● Given data

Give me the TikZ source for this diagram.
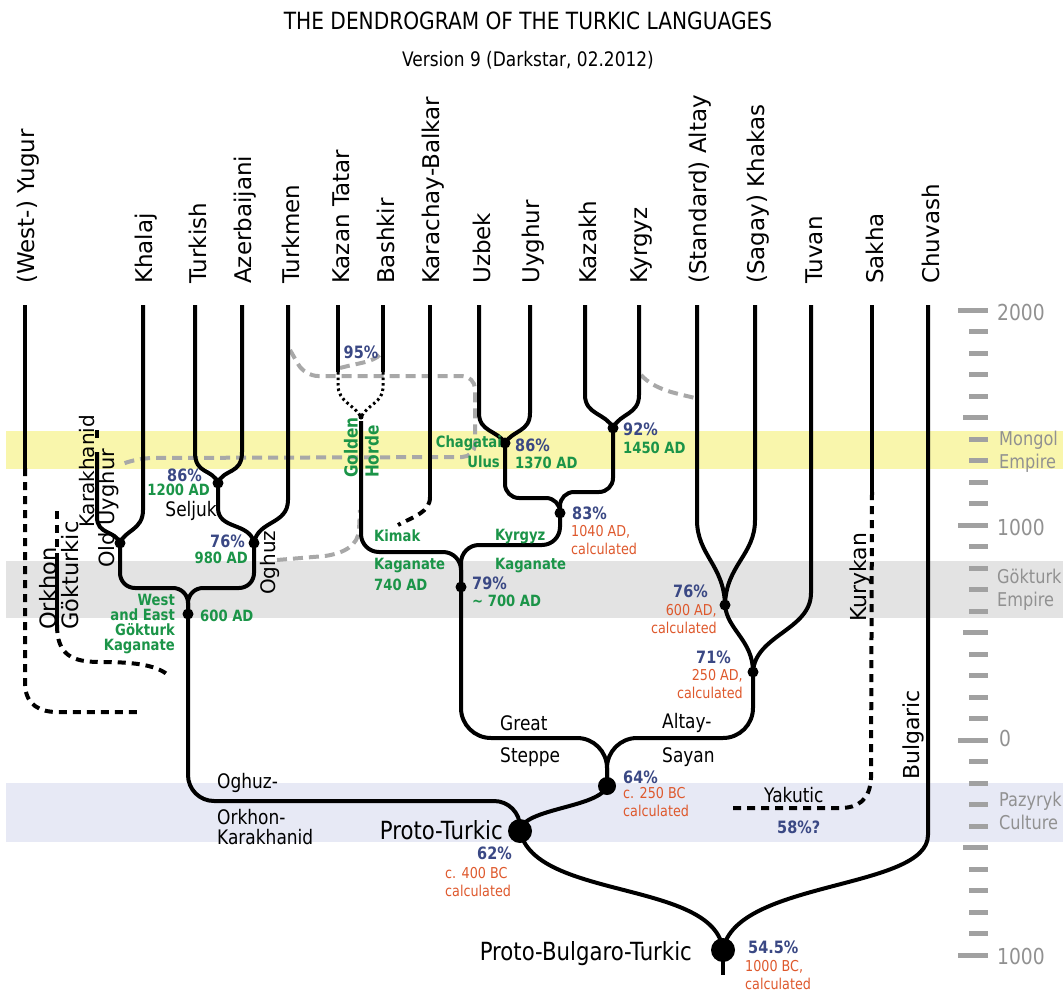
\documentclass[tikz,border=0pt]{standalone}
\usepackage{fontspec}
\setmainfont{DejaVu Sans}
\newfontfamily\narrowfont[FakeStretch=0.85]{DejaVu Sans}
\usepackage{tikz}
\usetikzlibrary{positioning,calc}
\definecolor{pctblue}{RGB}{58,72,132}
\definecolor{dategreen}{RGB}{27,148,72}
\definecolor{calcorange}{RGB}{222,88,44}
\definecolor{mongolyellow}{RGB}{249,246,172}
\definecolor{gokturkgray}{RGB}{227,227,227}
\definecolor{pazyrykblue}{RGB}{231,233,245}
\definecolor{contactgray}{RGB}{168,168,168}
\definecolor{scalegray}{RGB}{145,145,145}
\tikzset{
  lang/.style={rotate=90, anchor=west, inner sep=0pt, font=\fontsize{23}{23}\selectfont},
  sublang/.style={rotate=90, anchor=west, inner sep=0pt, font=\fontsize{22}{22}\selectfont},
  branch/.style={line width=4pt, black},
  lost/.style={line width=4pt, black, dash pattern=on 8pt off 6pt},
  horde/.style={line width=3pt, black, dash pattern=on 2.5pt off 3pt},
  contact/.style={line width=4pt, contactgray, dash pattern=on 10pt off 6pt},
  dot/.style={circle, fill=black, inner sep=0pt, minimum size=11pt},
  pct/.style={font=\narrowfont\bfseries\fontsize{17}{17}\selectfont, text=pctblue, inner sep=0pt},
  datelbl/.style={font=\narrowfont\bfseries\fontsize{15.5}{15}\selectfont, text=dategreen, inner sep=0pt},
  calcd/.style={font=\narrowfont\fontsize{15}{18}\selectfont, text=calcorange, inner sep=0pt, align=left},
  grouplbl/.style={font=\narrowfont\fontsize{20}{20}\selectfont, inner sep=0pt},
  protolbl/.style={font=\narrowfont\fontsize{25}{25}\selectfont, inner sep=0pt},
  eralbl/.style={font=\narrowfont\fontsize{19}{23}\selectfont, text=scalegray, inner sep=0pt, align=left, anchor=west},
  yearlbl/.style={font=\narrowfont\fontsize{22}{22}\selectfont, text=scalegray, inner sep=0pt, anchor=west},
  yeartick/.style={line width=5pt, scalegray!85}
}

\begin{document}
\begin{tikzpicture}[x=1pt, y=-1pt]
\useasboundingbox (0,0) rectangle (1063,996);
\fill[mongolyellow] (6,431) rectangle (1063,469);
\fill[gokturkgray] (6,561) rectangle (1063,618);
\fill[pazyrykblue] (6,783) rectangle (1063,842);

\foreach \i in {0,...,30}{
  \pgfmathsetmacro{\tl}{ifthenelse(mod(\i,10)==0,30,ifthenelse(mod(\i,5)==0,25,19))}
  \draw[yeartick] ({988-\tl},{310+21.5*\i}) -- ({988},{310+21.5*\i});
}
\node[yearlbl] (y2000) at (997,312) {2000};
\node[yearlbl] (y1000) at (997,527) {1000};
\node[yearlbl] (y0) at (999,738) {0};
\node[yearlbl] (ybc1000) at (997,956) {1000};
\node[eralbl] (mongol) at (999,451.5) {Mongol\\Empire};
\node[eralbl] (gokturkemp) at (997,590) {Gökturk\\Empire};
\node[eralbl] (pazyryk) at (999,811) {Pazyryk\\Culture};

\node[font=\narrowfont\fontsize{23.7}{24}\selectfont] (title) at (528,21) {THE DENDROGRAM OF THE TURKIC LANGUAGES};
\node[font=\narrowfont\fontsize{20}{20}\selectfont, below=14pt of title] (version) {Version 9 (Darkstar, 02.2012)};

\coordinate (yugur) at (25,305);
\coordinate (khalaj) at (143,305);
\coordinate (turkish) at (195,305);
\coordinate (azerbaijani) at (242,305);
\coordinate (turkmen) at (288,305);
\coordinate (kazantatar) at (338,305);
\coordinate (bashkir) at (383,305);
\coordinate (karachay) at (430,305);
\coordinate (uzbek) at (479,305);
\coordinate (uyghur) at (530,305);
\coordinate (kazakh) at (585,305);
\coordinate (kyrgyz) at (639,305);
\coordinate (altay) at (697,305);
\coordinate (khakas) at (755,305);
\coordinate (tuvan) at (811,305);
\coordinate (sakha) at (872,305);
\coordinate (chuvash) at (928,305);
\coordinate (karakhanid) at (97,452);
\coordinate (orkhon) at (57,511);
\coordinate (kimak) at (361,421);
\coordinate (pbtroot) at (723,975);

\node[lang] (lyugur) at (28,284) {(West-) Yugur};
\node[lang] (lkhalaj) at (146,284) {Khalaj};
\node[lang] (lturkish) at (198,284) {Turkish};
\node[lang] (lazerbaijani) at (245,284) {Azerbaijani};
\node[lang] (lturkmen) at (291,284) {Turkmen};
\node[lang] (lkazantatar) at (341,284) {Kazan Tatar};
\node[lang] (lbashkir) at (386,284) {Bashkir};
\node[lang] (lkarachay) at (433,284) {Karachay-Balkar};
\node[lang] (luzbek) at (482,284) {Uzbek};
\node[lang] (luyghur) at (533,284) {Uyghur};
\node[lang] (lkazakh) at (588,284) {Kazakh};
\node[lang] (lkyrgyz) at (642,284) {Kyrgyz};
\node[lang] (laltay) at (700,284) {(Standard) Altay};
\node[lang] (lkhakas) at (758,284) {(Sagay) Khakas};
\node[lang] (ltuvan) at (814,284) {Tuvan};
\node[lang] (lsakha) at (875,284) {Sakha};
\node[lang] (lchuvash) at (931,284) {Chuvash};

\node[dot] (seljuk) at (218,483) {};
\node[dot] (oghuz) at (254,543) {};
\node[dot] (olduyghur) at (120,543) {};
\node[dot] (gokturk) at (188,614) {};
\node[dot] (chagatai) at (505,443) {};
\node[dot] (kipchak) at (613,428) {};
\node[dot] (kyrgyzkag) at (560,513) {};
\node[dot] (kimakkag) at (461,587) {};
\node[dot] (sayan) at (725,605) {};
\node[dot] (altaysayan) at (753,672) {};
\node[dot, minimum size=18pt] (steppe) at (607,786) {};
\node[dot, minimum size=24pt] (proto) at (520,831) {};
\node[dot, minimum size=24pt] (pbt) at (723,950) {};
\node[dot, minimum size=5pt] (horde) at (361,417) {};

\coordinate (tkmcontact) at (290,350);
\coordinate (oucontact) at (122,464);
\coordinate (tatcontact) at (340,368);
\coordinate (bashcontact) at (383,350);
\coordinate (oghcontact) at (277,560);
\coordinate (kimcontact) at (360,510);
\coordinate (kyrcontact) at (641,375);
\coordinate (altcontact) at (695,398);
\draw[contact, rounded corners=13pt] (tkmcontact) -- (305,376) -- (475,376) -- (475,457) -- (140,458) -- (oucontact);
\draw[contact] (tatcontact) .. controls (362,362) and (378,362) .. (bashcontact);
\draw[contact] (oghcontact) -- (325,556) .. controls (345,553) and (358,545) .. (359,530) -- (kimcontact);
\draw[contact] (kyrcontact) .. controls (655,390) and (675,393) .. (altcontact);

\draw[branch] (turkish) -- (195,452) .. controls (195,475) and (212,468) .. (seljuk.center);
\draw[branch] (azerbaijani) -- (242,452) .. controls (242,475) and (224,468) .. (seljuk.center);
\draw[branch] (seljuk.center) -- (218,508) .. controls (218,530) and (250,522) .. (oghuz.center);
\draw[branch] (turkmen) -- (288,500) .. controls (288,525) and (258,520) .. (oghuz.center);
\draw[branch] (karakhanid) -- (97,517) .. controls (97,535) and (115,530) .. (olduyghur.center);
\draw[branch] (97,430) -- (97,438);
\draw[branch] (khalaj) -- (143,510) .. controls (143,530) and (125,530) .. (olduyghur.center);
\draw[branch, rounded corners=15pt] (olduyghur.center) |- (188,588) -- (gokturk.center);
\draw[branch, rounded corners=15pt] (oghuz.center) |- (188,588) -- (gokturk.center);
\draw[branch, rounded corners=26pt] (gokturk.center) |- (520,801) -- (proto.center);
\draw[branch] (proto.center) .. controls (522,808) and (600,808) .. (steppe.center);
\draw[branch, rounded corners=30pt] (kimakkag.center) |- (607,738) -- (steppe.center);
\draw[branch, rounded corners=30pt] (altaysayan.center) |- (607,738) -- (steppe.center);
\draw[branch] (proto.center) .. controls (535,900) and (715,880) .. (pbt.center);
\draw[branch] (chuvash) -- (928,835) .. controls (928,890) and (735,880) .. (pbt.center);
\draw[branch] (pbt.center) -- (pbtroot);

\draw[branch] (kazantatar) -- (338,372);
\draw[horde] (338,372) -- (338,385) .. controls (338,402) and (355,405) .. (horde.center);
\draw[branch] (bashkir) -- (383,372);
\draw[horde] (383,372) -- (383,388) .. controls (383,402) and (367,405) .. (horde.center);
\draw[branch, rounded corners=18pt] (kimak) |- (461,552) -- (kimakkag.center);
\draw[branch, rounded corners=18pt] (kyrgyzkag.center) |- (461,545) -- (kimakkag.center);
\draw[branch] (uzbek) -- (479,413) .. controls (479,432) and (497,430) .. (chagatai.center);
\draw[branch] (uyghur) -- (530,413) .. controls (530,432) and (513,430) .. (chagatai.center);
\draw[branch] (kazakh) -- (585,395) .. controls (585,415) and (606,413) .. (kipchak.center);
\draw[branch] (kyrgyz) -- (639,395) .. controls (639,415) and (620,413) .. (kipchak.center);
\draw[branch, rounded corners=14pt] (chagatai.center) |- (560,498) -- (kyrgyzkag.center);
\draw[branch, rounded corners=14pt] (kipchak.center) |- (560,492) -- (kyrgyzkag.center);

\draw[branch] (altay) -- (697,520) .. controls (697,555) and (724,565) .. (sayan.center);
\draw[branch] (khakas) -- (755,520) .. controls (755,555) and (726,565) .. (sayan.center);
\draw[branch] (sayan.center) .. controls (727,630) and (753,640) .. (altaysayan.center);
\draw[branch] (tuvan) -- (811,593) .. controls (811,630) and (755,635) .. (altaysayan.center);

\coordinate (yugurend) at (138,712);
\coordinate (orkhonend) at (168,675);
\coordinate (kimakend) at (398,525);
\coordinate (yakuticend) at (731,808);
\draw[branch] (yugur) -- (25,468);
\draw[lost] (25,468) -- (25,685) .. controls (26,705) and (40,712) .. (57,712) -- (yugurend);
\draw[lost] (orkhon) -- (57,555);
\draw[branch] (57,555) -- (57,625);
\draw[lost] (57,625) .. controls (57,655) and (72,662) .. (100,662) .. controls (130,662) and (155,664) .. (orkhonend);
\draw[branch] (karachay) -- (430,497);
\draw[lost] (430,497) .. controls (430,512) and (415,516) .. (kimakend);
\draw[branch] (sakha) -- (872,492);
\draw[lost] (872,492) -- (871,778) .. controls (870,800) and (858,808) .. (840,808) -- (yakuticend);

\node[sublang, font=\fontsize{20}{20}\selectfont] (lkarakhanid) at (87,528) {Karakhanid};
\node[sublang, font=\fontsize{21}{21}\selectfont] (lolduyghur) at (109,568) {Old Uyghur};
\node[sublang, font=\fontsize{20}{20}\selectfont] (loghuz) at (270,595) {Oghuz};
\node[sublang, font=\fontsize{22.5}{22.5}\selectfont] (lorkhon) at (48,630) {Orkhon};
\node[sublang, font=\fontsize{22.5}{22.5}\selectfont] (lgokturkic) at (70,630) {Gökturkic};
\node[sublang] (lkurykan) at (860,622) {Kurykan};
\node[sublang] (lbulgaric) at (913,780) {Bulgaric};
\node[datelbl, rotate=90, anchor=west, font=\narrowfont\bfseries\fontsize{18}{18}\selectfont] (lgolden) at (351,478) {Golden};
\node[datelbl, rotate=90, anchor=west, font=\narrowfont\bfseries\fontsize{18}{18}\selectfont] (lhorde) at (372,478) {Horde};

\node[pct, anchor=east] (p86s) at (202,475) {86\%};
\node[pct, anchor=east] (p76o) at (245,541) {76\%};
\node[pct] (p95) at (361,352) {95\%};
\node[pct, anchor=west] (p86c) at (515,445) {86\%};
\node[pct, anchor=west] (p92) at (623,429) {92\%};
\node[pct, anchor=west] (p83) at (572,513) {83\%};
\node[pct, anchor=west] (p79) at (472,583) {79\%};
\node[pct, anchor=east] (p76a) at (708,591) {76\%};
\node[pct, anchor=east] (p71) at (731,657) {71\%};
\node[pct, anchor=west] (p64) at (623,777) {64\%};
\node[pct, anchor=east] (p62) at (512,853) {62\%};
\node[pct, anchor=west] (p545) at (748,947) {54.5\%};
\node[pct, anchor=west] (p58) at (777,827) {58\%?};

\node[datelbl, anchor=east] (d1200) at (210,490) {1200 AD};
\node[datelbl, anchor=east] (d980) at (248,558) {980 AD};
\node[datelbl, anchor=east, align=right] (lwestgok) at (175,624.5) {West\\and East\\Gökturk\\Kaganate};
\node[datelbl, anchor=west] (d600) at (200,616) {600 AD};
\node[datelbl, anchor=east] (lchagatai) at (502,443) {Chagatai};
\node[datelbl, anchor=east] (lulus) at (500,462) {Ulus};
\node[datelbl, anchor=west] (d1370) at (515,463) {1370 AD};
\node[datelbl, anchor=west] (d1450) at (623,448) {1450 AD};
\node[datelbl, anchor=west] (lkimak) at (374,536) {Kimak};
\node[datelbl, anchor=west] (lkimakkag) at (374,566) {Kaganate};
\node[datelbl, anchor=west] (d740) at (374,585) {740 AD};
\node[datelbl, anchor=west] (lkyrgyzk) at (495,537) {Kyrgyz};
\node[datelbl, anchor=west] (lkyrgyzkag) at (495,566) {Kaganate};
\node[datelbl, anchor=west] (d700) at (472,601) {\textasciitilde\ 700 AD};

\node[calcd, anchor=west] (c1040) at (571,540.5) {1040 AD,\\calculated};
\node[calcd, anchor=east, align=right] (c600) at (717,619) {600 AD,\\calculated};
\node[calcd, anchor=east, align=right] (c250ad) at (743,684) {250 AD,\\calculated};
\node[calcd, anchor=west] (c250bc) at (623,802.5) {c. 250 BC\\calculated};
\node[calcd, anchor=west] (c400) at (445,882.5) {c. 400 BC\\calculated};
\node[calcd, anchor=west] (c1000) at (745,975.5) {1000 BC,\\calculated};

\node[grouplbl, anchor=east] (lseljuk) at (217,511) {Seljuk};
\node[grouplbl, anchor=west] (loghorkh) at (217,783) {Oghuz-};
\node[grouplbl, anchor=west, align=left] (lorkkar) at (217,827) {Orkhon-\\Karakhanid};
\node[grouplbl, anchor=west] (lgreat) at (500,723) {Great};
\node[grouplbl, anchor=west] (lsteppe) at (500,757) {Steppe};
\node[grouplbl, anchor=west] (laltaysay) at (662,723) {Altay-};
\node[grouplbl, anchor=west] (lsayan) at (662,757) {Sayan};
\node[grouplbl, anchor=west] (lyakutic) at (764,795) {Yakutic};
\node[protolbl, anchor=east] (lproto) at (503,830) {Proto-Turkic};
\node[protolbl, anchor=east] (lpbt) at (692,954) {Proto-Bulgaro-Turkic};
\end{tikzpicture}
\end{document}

● What you need to do
Reproduce the material above from its first line through the line containing "(6,783) rectangle (1063,842);", both ends included, and skip every picture.

● Result
Give me the TikZ source for this diagram.
\documentclass[tikz,border=0pt]{standalone}
\usepackage{fontspec}
\setmainfont{DejaVu Sans}
\newfontfamily\narrowfont[FakeStretch=0.85]{DejaVu Sans}
\usepackage{tikz}
\usetikzlibrary{positioning,calc}
\definecolor{pctblue}{RGB}{58,72,132}
\definecolor{dategreen}{RGB}{27,148,72}
\definecolor{calcorange}{RGB}{222,88,44}
\definecolor{mongolyellow}{RGB}{249,246,172}
\definecolor{gokturkgray}{RGB}{227,227,227}
\definecolor{pazyrykblue}{RGB}{231,233,245}
\definecolor{contactgray}{RGB}{168,168,168}
\definecolor{scalegray}{RGB}{145,145,145}
\tikzset{
  lang/.style={rotate=90, anchor=west, inner sep=0pt, font=\fontsize{23}{23}\selectfont},
  sublang/.style={rotate=90, anchor=west, inner sep=0pt, font=\fontsize{22}{22}\selectfont},
  branch/.style={line width=4pt, black},
  lost/.style={line width=4pt, black, dash pattern=on 8pt off 6pt},
  horde/.style={line width=3pt, black, dash pattern=on 2.5pt off 3pt},
  contact/.style={line width=4pt, contactgray, dash pattern=on 10pt off 6pt},
  dot/.style={circle, fill=black, inner sep=0pt, minimum size=11pt},
  pct/.style={font=\narrowfont\bfseries\fontsize{17}{17}\selectfont, text=pctblue, inner sep=0pt},
  datelbl/.style={font=\narrowfont\bfseries\fontsize{15.5}{15}\selectfont, text=dategreen, inner sep=0pt},
  calcd/.style={font=\narrowfont\fontsize{15}{18}\selectfont, text=calcorange, inner sep=0pt, align=left},
  grouplbl/.style={font=\narrowfont\fontsize{20}{20}\selectfont, inner sep=0pt},
  protolbl/.style={font=\narrowfont\fontsize{25}{25}\selectfont, inner sep=0pt},
  eralbl/.style={font=\narrowfont\fontsize{19}{23}\selectfont, text=scalegray, inner sep=0pt, align=left, anchor=west},
  yearlbl/.style={font=\narrowfont\fontsize{22}{22}\selectfont, text=scalegray, inner sep=0pt, anchor=west},
  yeartick/.style={line width=5pt, scalegray!85}
}

\begin{document}
\begin{tikzpicture}[x=1pt, y=-1pt]
\useasboundingbox (0,0) rectangle (1063,996);
\fill[mongolyellow] (6,431) rectangle (1063,469);
\fill[gokturkgray] (6,561) rectangle (1063,618);
\fill[pazyrykblue] (6,783) rectangle (1063,842);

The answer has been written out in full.